● INSTRUCTION: Leave out the pictures and retype only the lines from the opening line to the line that holds "ax = fig.add_axes([0.0649, 0.1195, 0.9187, 0.8533])", both ends included.

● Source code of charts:

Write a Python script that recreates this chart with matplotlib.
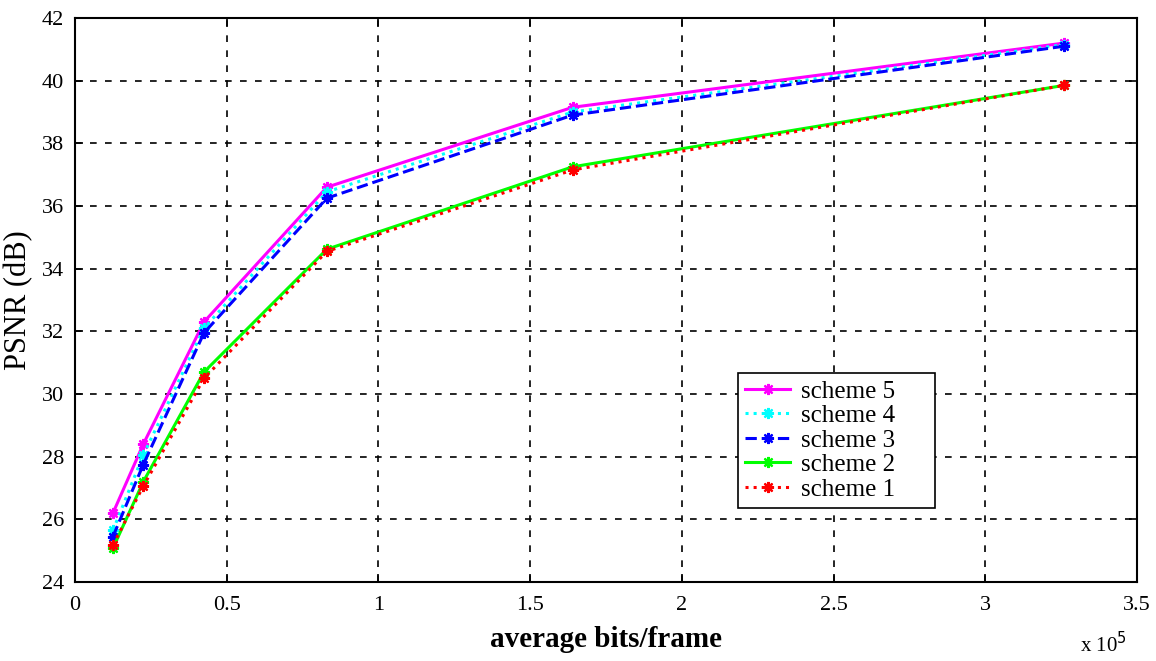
import matplotlib
matplotlib.use("Agg")
import matplotlib.pyplot as plt
import numpy as np

plt.rcParams['font.family'] = ['Liberation Serif', 'DejaVu Serif']

bits = [0.125, 0.225, 0.425, 0.83, 1.64, 3.26]  # x 10^5
scheme5 = [26.2, 28.4, 32.3, 36.6, 39.15, 41.2]
scheme4 = [25.65, 28.05, 32.1, 36.45, 39.0, 41.15]
scheme3 = [25.45, 27.75, 31.95, 36.25, 38.9, 41.1]
scheme2 = [25.08, 27.2, 30.7, 34.62, 37.25, 39.85]
scheme1 = [25.18, 27.06, 30.5, 34.55, 37.15, 39.85]

labels = ["scheme 5", "scheme 4", "scheme 3", "scheme 2", "scheme 1"]
series = [scheme5, scheme4, scheme3, scheme2, scheme1]
colors = ["#ff00ff", "#00ffff", "#0000ff", "#00ff00", "#ff0000"]
styles = ["-", ":", "--", "-", ":"]

xticks = [0, 0.5, 1, 1.5, 2, 2.5, 3, 3.5]
yticks = [24, 26, 28, 30, 32, 34, 36, 38, 40, 42]

fig = plt.figure(figsize=(11.56, 6.61), dpi=100)
ax = fig.add_axes([0.0649, 0.1195, 0.9187, 0.8533])

for y, lab, c, ls in zip(series, labels, colors, styles):
    ax.plot(bits, y, linestyle=ls, color=c, linewidth=2.2, marker=(8, 2, 0),
            markersize=8, markeredgewidth=1.6, label=lab)

ax.set_xlim(0, 3.5)
ax.set_ylim(24, 42)
ax.set_xticks(xticks)
ax.set_xticklabels([f"{t:g}" for t in xticks])
ax.set_yticks(yticks)
ax.set_yticklabels([str(t) for t in yticks])
ax.tick_params(direction='in', top=True, right=True, labelsize=16, length=6, width=1.2)
ax.tick_params(axis='x', pad=10)
ax.tick_params(axis='y', pad=8)
ax.grid(True, color='black', linestyle=(0, (4, 5)), linewidth=1.2)
for s in ax.spines.values():
    s.set_linewidth(1.5)

ax.set_xlabel("average bits/frame", fontsize=21, fontweight='bold', labelpad=8)
ax.set_ylabel("PSNR (dB)", fontsize=22, labelpad=6)
fig.text(0.934, 0.005, r"x 10$^5$", fontsize=15, ha='left', va='bottom')

leg = ax.legend(loc='lower left', bbox_to_anchor=(0.624, 0.131, 0.1855, 0.245), mode='expand',
                borderaxespad=0,
                fontsize=18, frameon=True, fancybox=False, edgecolor='black',
                handlelength=1.8, handletextpad=0.45, borderpad=0.3, labelspacing=0.08,
                framealpha=1)
leg.get_frame().set_linewidth(1.2)

fig.savefig("out.png", dpi=100)
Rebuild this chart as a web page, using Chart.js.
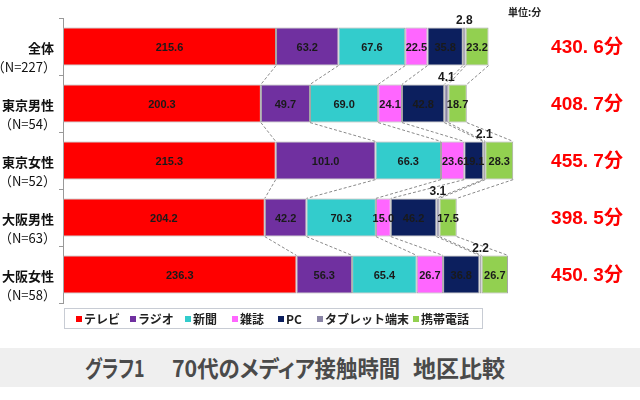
<!DOCTYPE html>
<html>
<head>
<meta charset="utf-8">
<script src="https://cdn.jsdelivr.net/npm/chart.js@4"></script>
<style>
  body { margin: 0; background: #fff; width: 640px; height: 400px; position: relative; overflow: hidden;
         font-family: "Liberation Sans", "Noto Sans CJK JP", sans-serif; }
  #wrap { position: absolute; left: 0; top: 0; width: 640px; height: 345px; }
  #legend { position: absolute; left: 64px; top: 308px; width: 417px; height: 19px; border: 1px solid #c8ccd4;
            font-weight: bold; font-size: 12px; color: #222; line-height: 19px;
            white-space: nowrap; font-family: "Noto Sans CJK JP", sans-serif; }
  #legend span { position: absolute; top: 0; display: inline-flex; align-items: center; height: 19px; }
  #legend i { display: inline-block; width: 6px; height: 6px; margin-right: 2px; }
  #title { position: absolute; left: 0; top: 348px; width: 640px; height: 39px; background: #efefef;
           font-family: "Noto Sans CJK JP", sans-serif; font-size: 23px; font-weight: bold; color: #4a4a4a;
           line-height: 39px; white-space: nowrap; font-feature-settings: "palt" 1; }
  #title span { position: absolute; top: 0; transform-origin: left center; }
</style>
</head>
<body>
<div id="wrap"><canvas id="chart"></canvas></div>
<div id="legend"></div>
<div id="title"><span style="left:85px;transform:scaleX(0.78)">グラフ1</span><span style="left:172px;transform:scaleX(0.93)">70代のメディア接触時間</span><span style="left:413px">地区比較</span></div>
<script>
// カテゴリ
const categories = ['全体', '東京男性', '東京女性', '大阪男性', '大阪女性'];
const sampleSizes = ['（N=227）', '（N=54）', '（N=52）', '（N=63）', '（N=58）'];
const mediaNames = ['テレビ', 'ラジオ', '新聞', '雑誌', 'PC', 'タブレット端末', '携帯電話'];
const mediaColors = ['#ff0000', '#7030a0', '#33cccc', '#ff66ff', '#0c1f5e', '#8a85a6', '#92d050'];

// 各メディアの接触時間（分）
const tv        = [215.6, 200.3, 215.3, 204.2, 236.3];
const radio     = [63.2, 49.7, 101.0, 42.2, 56.3];
const newspaper = [67.6, 69.0, 66.3, 70.3, 65.4];
const magazine  = [22.5, 24.1, 23.6, 15.0, 26.7];
const pc        = [35.8, 42.8, 19.1, 46.2, 36.8];
const tablet    = [2.8, 4.1, 2.1, 3.1, 2.2];
const mobile    = [23.2, 18.7, 28.3, 17.5, 26.7];
const totals    = [430.6, 408.7, 455.7, 398.5, 450.3];

const series = [tv, radio, newspaper, magazine, pc, tablet, mobile];

// 凡例（項目の左位置）
const legendX = [11, 65, 120, 167, 213, 252, 348];
const legend = document.getElementById('legend');
mediaNames.forEach((name, i) => {
    const s = document.createElement('span');
    s.style.left = legendX[i] + 'px';
    s.innerHTML = '<i style="background:' + mediaColors[i] + '"></i>' + name;
    legend.appendChild(s);
});

// 区分線・ラベル描画
const extras = {
    id: 'extras',
    afterDatasetsDraw(chart) {
        const ctx = chart.ctx;
        const xs = chart.scales.x;
        const metas = series.map((_, i) => chart.getDatasetMeta(i));

        // 系列線（破線）
        ctx.save();
        ctx.strokeStyle = '#8a8a8a';
        ctx.lineWidth = 1;
        ctx.setLineDash([3, 2]);
        for (let r = 0; r < categories.length - 1; r++) {
            let c1 = 0, c2 = 0;
            series.forEach((s, k) => {
                c1 += s[r]; c2 += s[r + 1];
                const a = metas[k].data[r], b = metas[k].data[r + 1];
                ctx.beginPath();
                ctx.moveTo(xs.getPixelForValue(c1), a.y + a.height / 2);
                ctx.lineTo(xs.getPixelForValue(c2), b.y - b.height / 2);
                ctx.stroke();
            });
        }
        ctx.restore();

        // 値ラベル
        ctx.save();
        ctx.textAlign = 'center';
        ctx.textBaseline = 'middle';
        ctx.fillStyle = '#1a1a1a';
        series.forEach((s, k) => {
            metas[k].data.forEach((el, r) => {
                const cx = (el.x + el.base) / 2;
                if (k === 5) {
                    ctx.font = 'bold 12px "Liberation Sans"';
                    ctx.fillText(s[r].toFixed(1), cx, el.y - el.height / 2 - 7);
                } else {
                    ctx.font = 'bold 11px "Liberation Sans"';
                    ctx.fillText(s[r].toFixed(1), cx, el.y + 1);
                }
            });
        });

        // 合計
        ctx.fillStyle = '#ff0000';
        ctx.font = 'bold 19px "Liberation Sans", "Noto Sans CJK JP"';
        metas[0].data.forEach((el, r) => {
            const t = totals[r].toFixed(1).replace('.', '. ') + '分';
            ctx.fillText(t, 587, el.y + 1);
        });

        // カテゴリラベル
        ctx.textAlign = 'right';
        ctx.fillStyle = '#111';
        metas[0].data.forEach((el, r) => {
            ctx.font = 'bold 13px "Noto Sans CJK JP"';
            ctx.fillText(categories[r], 54, el.y + 2);
            ctx.font = '13px "Noto Sans CJK JP"';
            ctx.fillText(sampleSizes[r], 56, el.y + 21);
        });

        // 単位
        ctx.textAlign = 'left';
        ctx.font = 'bold 10px "Noto Sans CJK JP"';
        ctx.fillStyle = '#222';
        ctx.fillText('単位:分', 508, 12);
        ctx.restore();
    }
};

new Chart(document.getElementById('chart'), {
    type: 'bar',
    data: {
        labels: categories,
        datasets: series.map((s, i) => ({
            label: mediaNames[i],
            data: s,
            backgroundColor: mediaColors[i],
            borderColor: '#a6a6a6',
            borderWidth: 1,
            borderSkipped: false,
            categoryPercentage: 1,
            barPercentage: 0.67
        }))
    },
    options: {
        indexAxis: 'y',
        responsive: true,
        maintainAspectRatio: false,
        animation: false,
        layout: { padding: { top: 18, bottom: 42, right: 83, left: 0 } },
        plugins: { legend: { display: false }, tooltip: { enabled: false } },
        scales: {
            x: { stacked: true, min: 0, max: 500, display: false },
            y: {
                stacked: true,
                ticks: { display: false },
                grid: { drawOnChartArea: false, tickLength: 4, color: '#999', offset: true },
                border: { color: '#999' },
                afterFit(scale) { scale.width = 63; }
            }
        }
    },
    plugins: [extras]
});
</script>
</body>
</html>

● WRITTEN ANSWER:
Write a Python script that recreates this chart with matplotlib.
import matplotlib
matplotlib.use("Agg")
import matplotlib.pyplot as plt
import numpy as np

plt.rcParams['font.family'] = ['Liberation Serif', 'DejaVu Serif']

bits = [0.125, 0.225, 0.425, 0.83, 1.64, 3.26]  # x 10^5
scheme5 = [26.2, 28.4, 32.3, 36.6, 39.15, 41.2]
scheme4 = [25.65, 28.05, 32.1, 36.45, 39.0, 41.15]
scheme3 = [25.45, 27.75, 31.95, 36.25, 38.9, 41.1]
scheme2 = [25.08, 27.2, 30.7, 34.62, 37.25, 39.85]
scheme1 = [25.18, 27.06, 30.5, 34.55, 37.15, 39.85]

labels = ["scheme 5", "scheme 4", "scheme 3", "scheme 2", "scheme 1"]
series = [scheme5, scheme4, scheme3, scheme2, scheme1]
colors = ["#ff00ff", "#00ffff", "#0000ff", "#00ff00", "#ff0000"]
styles = ["-", ":", "--", "-", ":"]

xticks = [0, 0.5, 1, 1.5, 2, 2.5, 3, 3.5]
yticks = [24, 26, 28, 30, 32, 34, 36, 38, 40, 42]

fig = plt.figure(figsize=(11.56, 6.61), dpi=100)
ax = fig.add_axes([0.0649, 0.1195, 0.9187, 0.8533])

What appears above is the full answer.